Directions for this task >>
Provide the number of lines where the word "React" occurs, and no other text.

-- start of Material provided --

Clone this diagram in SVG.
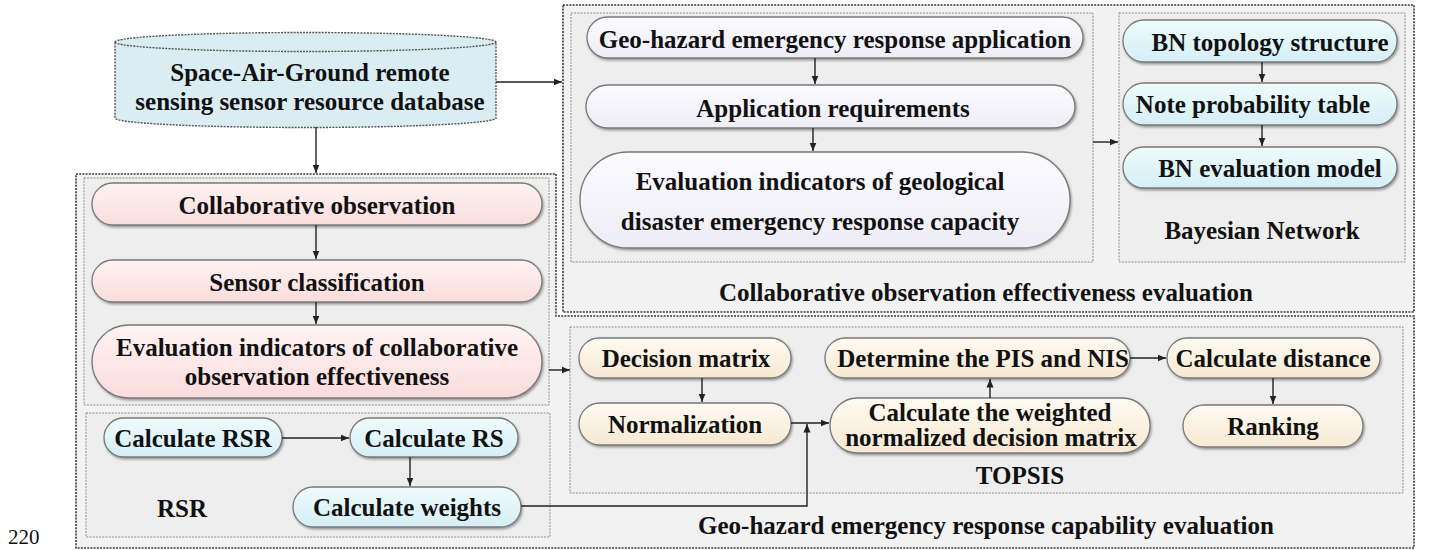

-- end of Material provided --
-- start of Material provided --

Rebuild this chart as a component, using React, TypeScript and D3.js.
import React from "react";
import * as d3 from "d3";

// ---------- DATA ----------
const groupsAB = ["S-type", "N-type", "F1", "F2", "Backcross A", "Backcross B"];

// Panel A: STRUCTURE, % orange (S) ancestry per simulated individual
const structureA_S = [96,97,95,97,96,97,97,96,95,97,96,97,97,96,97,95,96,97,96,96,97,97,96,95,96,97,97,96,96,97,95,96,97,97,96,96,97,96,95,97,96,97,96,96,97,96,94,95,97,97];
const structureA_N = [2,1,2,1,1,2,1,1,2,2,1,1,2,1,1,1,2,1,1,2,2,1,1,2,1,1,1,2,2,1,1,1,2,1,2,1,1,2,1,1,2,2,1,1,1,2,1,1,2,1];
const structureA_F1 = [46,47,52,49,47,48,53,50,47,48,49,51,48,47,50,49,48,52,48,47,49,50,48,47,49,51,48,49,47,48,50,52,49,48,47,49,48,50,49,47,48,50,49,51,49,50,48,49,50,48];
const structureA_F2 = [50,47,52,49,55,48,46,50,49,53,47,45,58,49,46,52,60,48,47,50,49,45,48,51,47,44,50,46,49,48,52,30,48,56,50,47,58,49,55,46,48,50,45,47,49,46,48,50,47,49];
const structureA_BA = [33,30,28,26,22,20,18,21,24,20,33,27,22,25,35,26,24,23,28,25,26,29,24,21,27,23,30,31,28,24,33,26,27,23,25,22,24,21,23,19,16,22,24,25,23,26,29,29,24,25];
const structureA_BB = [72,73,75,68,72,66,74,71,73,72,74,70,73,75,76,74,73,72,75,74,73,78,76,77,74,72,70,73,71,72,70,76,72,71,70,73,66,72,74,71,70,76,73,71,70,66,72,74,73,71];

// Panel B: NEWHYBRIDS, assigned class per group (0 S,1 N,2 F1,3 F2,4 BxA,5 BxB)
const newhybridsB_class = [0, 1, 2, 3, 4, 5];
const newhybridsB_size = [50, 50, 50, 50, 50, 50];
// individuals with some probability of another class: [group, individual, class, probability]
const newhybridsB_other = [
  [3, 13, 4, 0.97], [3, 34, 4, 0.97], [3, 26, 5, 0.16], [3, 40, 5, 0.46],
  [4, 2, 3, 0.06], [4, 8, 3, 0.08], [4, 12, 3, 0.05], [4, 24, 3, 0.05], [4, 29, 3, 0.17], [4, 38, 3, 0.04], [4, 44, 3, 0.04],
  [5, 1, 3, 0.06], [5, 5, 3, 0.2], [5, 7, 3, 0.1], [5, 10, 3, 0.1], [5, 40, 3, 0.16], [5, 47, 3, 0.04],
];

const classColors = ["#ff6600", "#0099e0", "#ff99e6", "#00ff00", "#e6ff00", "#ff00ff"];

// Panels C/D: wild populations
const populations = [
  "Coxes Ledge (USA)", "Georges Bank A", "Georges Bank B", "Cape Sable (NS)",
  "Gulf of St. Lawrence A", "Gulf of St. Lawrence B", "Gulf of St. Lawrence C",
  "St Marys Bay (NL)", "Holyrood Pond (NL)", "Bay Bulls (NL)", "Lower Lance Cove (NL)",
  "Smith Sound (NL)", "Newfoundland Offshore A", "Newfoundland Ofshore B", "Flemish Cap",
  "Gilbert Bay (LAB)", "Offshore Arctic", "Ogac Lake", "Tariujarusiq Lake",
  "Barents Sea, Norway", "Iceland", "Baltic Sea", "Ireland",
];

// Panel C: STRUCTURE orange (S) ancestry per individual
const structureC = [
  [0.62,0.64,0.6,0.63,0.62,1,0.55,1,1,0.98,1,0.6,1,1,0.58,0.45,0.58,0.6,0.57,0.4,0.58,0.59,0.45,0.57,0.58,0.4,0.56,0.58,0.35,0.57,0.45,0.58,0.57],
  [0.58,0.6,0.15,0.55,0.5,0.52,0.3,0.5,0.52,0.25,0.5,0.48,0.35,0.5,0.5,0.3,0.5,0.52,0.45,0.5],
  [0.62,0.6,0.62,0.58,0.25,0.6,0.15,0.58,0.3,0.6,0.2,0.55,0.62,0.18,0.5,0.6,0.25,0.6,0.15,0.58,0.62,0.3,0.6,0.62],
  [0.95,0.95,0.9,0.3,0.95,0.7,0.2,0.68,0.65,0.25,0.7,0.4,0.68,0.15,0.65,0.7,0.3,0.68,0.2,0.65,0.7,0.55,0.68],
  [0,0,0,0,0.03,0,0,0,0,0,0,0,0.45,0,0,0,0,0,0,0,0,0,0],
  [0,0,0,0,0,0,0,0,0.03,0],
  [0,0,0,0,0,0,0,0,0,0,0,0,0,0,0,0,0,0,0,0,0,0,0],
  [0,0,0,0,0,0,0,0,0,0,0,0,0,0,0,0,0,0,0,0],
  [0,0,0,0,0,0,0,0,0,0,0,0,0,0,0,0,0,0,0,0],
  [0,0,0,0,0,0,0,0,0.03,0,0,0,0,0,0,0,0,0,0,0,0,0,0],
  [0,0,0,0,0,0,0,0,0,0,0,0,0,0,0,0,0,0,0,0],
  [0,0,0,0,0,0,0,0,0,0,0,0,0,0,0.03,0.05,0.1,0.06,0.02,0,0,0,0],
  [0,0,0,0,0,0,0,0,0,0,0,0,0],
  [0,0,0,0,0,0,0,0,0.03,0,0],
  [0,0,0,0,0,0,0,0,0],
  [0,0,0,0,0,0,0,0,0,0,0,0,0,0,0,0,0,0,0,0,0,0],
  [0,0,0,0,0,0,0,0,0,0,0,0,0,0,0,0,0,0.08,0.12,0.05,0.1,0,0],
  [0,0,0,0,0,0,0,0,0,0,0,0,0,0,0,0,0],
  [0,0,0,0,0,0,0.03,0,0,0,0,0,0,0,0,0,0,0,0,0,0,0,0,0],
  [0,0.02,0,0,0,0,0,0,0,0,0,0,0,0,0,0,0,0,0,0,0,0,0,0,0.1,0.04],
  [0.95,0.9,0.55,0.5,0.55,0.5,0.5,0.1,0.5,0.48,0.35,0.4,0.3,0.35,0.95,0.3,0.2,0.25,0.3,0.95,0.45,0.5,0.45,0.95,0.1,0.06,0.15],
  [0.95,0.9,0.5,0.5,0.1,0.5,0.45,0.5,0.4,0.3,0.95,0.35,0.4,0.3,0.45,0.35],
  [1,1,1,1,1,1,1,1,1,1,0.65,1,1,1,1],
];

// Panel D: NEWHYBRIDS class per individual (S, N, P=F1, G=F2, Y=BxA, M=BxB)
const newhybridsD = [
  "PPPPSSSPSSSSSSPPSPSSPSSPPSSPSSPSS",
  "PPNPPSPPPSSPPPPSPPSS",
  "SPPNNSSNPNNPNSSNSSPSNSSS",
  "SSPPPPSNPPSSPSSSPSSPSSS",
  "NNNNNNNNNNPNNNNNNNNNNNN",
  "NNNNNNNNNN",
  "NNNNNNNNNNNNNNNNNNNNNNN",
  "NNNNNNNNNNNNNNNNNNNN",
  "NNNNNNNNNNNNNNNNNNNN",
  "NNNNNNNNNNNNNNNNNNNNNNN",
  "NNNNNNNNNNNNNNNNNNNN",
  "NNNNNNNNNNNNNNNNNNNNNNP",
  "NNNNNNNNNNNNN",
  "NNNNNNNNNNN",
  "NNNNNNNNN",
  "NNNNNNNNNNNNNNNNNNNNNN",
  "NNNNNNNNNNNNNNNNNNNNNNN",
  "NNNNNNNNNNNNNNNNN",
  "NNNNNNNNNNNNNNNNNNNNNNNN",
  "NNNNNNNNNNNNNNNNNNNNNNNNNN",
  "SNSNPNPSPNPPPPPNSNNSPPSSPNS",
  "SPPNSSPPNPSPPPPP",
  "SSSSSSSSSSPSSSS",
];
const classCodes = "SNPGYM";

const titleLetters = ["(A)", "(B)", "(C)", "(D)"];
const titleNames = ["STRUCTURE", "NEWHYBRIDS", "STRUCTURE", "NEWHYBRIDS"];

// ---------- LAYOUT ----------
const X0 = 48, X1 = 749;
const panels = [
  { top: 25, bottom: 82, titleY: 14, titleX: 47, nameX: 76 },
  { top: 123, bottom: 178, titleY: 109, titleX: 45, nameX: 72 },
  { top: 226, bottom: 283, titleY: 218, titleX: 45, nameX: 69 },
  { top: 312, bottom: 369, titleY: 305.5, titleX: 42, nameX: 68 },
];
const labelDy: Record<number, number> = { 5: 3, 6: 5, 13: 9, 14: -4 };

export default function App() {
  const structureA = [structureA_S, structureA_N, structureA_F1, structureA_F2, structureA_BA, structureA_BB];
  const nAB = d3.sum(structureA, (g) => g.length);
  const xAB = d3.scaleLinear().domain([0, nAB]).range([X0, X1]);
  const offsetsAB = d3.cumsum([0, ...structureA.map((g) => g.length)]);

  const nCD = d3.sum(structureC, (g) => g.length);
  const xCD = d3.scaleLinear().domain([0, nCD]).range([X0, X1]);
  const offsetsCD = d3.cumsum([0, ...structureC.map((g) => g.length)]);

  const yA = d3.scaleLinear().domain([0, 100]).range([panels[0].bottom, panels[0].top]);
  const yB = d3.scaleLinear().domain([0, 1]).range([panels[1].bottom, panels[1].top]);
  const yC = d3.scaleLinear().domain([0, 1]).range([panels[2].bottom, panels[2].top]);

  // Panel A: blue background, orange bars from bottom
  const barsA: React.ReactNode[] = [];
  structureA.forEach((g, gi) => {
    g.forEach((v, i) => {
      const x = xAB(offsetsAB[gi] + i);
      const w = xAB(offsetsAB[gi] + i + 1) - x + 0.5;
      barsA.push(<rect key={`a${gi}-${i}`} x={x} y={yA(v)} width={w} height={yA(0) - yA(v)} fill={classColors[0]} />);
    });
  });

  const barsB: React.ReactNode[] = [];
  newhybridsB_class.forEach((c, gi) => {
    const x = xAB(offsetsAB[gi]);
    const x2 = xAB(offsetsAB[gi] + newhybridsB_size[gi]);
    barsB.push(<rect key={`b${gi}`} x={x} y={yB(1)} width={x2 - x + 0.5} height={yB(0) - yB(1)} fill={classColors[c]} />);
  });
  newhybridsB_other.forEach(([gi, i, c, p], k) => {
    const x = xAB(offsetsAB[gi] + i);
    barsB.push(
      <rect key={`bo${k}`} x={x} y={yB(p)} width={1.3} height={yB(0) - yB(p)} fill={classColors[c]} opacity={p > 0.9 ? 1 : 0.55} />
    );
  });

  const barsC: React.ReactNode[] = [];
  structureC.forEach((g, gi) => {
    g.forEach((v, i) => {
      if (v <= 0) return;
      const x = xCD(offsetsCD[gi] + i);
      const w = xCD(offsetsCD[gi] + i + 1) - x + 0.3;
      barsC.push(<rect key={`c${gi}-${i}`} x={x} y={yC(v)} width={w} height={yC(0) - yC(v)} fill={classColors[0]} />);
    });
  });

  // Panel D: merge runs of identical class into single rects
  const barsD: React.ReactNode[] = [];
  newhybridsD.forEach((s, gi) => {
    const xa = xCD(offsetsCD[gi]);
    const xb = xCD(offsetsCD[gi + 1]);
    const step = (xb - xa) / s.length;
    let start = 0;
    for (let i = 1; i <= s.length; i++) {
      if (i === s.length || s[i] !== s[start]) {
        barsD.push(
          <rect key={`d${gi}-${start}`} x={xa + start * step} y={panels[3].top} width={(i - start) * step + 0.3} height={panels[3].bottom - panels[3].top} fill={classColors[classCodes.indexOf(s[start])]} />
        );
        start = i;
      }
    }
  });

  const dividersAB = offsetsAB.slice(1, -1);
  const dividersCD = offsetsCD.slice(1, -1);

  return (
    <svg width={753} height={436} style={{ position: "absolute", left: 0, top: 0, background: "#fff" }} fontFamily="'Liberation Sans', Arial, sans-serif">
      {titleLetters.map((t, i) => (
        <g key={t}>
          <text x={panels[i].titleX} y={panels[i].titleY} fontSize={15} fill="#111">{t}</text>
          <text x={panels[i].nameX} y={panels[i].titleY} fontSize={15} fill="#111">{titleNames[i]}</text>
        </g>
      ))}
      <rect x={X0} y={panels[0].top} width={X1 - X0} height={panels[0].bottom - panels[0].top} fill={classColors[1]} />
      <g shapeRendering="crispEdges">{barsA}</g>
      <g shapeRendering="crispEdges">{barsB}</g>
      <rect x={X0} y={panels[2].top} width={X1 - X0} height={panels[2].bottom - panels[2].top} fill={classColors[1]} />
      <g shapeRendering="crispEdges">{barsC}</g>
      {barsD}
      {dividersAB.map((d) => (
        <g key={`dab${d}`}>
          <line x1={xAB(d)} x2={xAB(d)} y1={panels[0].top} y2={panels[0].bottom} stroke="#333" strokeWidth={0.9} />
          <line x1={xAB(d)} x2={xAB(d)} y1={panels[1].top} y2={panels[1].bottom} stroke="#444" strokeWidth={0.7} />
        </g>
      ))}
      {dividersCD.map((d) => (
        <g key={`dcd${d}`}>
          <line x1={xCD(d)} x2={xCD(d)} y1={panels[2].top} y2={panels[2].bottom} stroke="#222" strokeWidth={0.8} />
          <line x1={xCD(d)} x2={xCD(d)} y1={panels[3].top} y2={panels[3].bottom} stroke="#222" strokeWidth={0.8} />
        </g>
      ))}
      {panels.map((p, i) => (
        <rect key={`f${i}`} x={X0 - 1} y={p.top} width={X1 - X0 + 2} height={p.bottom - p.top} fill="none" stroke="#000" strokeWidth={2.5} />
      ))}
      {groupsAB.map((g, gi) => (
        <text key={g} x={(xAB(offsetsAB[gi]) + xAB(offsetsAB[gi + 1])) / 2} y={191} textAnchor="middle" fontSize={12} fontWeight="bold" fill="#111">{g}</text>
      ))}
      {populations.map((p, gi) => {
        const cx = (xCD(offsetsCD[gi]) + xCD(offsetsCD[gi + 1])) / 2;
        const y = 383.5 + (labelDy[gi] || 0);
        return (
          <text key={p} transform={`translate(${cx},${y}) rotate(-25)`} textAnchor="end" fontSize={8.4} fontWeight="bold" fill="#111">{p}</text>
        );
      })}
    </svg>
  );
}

-- end of Material provided --

Finished exercise >>
6